The only things that I seem to be able to do to help are to let him do what he wants as much as I can, he then seems happier to lie down for a bit, distract madly with toys and singing (but sometimes that doesn't work at all) and just hang on in there holding his feet and speaking firmly until he eventually lets me win. It's so hard.

I think distraction now only really works if there's a novelty element, so the same old toys don't work, and he's loads better with other people in other surroundings (grrr).
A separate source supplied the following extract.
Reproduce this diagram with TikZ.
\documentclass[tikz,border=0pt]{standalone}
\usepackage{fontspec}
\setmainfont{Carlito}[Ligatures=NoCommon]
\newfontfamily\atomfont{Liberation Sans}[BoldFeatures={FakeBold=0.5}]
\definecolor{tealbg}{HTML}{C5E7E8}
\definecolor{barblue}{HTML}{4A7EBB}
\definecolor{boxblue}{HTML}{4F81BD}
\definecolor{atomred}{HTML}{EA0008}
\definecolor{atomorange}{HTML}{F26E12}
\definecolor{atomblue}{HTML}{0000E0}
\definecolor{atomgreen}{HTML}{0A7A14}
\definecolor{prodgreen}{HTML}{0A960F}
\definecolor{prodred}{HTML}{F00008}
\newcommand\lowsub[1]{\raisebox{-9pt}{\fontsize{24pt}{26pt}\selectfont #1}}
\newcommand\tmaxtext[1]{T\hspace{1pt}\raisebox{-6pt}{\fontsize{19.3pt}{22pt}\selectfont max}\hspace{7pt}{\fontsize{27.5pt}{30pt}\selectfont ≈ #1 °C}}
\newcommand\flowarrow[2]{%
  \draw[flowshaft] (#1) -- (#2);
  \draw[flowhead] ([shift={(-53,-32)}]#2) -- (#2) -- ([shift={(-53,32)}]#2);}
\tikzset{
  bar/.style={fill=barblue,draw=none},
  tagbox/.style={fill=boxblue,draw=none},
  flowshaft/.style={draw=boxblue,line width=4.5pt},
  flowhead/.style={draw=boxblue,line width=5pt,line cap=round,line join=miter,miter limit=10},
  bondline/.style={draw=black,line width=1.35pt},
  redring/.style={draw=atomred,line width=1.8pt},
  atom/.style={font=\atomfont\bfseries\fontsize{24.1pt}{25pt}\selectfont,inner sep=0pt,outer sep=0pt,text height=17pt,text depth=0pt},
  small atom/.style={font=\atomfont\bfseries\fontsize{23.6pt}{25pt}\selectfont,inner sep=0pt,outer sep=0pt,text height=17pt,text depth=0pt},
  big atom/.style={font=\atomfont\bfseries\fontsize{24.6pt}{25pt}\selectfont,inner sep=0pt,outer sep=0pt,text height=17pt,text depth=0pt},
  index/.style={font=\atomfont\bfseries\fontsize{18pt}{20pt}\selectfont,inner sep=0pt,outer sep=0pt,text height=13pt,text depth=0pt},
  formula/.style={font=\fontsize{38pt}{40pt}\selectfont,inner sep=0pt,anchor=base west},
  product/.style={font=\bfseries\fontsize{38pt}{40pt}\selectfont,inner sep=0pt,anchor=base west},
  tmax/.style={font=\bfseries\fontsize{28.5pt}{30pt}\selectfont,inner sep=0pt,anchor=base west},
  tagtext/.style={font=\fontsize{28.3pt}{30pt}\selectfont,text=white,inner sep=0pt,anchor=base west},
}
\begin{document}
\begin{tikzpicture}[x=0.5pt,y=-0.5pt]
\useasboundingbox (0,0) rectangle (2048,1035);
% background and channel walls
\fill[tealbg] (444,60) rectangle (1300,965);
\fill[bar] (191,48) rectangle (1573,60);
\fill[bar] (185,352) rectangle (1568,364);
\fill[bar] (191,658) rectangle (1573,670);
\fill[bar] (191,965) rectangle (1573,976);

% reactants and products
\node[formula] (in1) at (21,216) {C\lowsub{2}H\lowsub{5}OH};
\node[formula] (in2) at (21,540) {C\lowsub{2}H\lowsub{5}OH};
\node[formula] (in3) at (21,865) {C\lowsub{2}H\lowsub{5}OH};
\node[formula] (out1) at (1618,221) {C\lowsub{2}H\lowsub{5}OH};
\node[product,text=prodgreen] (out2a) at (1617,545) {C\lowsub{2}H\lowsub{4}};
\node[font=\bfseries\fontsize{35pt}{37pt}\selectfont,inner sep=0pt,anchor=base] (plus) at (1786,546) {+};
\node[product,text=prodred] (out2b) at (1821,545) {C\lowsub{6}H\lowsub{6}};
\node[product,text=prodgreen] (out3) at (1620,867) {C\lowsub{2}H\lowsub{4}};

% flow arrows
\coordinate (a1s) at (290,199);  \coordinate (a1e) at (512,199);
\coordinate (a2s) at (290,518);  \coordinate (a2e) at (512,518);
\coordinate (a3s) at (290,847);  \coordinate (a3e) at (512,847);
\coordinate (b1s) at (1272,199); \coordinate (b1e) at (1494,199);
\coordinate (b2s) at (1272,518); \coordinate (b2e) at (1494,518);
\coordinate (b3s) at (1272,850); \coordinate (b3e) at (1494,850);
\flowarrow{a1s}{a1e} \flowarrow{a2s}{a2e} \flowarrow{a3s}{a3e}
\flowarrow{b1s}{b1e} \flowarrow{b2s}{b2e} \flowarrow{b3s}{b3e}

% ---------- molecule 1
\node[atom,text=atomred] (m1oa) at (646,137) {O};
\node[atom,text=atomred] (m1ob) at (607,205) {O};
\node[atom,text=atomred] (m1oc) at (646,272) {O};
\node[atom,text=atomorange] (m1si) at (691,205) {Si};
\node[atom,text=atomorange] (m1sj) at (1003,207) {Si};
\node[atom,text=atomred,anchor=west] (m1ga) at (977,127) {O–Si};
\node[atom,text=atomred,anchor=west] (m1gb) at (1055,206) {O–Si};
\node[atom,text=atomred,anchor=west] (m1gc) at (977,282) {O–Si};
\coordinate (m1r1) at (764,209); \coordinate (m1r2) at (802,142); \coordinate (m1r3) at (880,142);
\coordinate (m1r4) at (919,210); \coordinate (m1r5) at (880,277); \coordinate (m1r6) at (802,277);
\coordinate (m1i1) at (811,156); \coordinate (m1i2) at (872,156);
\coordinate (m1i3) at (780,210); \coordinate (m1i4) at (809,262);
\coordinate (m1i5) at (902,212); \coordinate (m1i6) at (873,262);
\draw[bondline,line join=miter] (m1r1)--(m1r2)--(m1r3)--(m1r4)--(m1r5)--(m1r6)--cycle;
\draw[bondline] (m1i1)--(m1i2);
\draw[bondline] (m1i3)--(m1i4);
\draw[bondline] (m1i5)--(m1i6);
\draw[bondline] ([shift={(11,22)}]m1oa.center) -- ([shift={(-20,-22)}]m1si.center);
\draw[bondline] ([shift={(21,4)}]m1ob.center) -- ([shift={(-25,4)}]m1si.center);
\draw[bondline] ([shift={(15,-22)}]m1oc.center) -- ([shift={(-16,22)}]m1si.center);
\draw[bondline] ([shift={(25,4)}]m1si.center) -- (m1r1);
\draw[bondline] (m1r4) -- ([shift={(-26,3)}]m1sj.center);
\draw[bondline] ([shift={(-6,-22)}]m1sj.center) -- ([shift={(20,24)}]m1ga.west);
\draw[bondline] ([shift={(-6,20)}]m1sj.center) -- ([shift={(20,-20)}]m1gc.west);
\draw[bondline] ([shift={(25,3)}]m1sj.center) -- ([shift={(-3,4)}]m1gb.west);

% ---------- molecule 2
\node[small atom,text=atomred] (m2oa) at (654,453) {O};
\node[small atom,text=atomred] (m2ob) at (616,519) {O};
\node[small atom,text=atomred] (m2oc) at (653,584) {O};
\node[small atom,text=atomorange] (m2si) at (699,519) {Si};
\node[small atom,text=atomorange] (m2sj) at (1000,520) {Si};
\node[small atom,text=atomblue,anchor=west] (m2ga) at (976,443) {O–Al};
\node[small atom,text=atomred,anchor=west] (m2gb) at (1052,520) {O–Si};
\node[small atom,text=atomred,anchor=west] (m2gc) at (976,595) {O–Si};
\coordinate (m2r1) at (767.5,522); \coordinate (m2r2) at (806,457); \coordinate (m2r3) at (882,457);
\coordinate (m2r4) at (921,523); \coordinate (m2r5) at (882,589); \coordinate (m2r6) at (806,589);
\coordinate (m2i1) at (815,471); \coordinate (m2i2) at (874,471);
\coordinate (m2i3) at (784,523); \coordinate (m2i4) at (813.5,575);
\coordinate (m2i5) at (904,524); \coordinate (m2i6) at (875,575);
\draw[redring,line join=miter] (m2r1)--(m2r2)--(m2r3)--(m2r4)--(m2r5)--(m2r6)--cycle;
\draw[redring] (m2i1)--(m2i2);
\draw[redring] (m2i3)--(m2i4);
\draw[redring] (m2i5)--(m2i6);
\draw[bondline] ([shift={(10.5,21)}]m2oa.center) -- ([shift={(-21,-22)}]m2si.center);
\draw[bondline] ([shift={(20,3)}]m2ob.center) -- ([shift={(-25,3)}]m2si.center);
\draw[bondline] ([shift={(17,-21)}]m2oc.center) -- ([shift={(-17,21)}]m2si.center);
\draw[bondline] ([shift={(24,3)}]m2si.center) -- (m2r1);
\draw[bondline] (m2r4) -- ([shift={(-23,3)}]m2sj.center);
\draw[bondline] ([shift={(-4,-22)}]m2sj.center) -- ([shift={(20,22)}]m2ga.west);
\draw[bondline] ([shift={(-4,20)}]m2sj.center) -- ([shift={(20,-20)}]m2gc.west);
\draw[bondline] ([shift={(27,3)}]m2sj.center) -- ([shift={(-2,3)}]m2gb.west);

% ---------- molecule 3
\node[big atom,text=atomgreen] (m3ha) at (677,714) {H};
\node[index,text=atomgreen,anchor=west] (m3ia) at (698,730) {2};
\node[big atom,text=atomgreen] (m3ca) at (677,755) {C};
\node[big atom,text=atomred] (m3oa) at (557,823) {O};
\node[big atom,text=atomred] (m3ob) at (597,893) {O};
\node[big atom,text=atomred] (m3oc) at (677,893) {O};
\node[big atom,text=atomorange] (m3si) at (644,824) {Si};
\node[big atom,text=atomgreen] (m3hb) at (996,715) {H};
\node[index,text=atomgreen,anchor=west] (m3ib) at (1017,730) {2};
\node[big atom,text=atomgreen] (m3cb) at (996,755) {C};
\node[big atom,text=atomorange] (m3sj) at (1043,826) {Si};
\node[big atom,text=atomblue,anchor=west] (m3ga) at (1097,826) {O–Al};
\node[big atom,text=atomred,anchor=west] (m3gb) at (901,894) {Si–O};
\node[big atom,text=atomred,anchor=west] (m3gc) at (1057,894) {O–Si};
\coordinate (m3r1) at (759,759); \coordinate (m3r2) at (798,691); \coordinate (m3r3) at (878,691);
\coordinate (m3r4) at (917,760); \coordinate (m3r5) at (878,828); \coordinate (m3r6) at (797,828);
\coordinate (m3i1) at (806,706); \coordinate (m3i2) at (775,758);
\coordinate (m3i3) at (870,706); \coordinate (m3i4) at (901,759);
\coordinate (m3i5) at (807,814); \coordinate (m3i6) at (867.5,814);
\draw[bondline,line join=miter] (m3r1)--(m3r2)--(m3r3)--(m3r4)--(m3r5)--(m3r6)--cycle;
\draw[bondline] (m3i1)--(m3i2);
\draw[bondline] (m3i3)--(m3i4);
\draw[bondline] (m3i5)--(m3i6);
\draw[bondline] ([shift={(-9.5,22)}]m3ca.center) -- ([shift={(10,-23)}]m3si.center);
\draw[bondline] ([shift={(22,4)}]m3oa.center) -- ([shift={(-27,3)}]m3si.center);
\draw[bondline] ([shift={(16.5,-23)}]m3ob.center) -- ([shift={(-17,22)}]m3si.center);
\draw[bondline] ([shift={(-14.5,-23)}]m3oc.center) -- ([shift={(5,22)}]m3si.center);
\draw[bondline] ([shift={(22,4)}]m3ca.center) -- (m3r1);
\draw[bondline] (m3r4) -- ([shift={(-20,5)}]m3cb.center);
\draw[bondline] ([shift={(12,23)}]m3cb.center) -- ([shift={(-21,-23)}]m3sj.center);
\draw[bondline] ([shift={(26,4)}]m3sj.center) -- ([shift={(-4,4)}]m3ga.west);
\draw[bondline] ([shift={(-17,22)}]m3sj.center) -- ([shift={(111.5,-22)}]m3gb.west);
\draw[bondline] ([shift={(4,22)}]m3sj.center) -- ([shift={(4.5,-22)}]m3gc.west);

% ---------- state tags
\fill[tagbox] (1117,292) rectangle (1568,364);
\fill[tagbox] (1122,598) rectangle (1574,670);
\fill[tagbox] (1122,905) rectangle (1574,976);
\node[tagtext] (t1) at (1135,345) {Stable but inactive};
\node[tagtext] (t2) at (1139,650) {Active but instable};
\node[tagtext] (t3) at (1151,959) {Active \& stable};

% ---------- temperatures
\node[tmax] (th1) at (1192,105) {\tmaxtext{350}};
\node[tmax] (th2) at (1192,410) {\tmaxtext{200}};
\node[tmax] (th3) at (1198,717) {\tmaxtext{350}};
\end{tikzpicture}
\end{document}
He's also fine at nursery.

DrSeuss Fri 14-Jan-11 14:17:31

I tried all of the above before trying the Rabbitt Mat, also sometimes sold as a safety mat. -use-with-without-chg-unit-/310179580870?pt=UK_Bab y_Baby_Changing_Baby_Changing_Mats_LE&hash=item483 824cbc6

You may think I'm cruel but it radically cut the time he was on the mat and the general distress to all concerned!

13lucky Fri 14-Jan-11 14:24:34

Yep I am with DrSeuss and also have one of saved my life!! My ds was being a nightmare from 4 months old when he learnt to roll...and he was so strong even then that nappy changes were a nightmare. The mat is brilliant and well worth every penny! Now he is 2.3 years and just lies perfectly still so I no longer need to strap him in.

Al1son Fri 14-Jan-11 15:18:47

If that mat is cruel so is a pushchair and a car seat. If it works there's no reason not to use it. You can still do the rewarding and entertaining so hopefully your DC learns that screaming and writhing don't help but it can be a process they enjoy.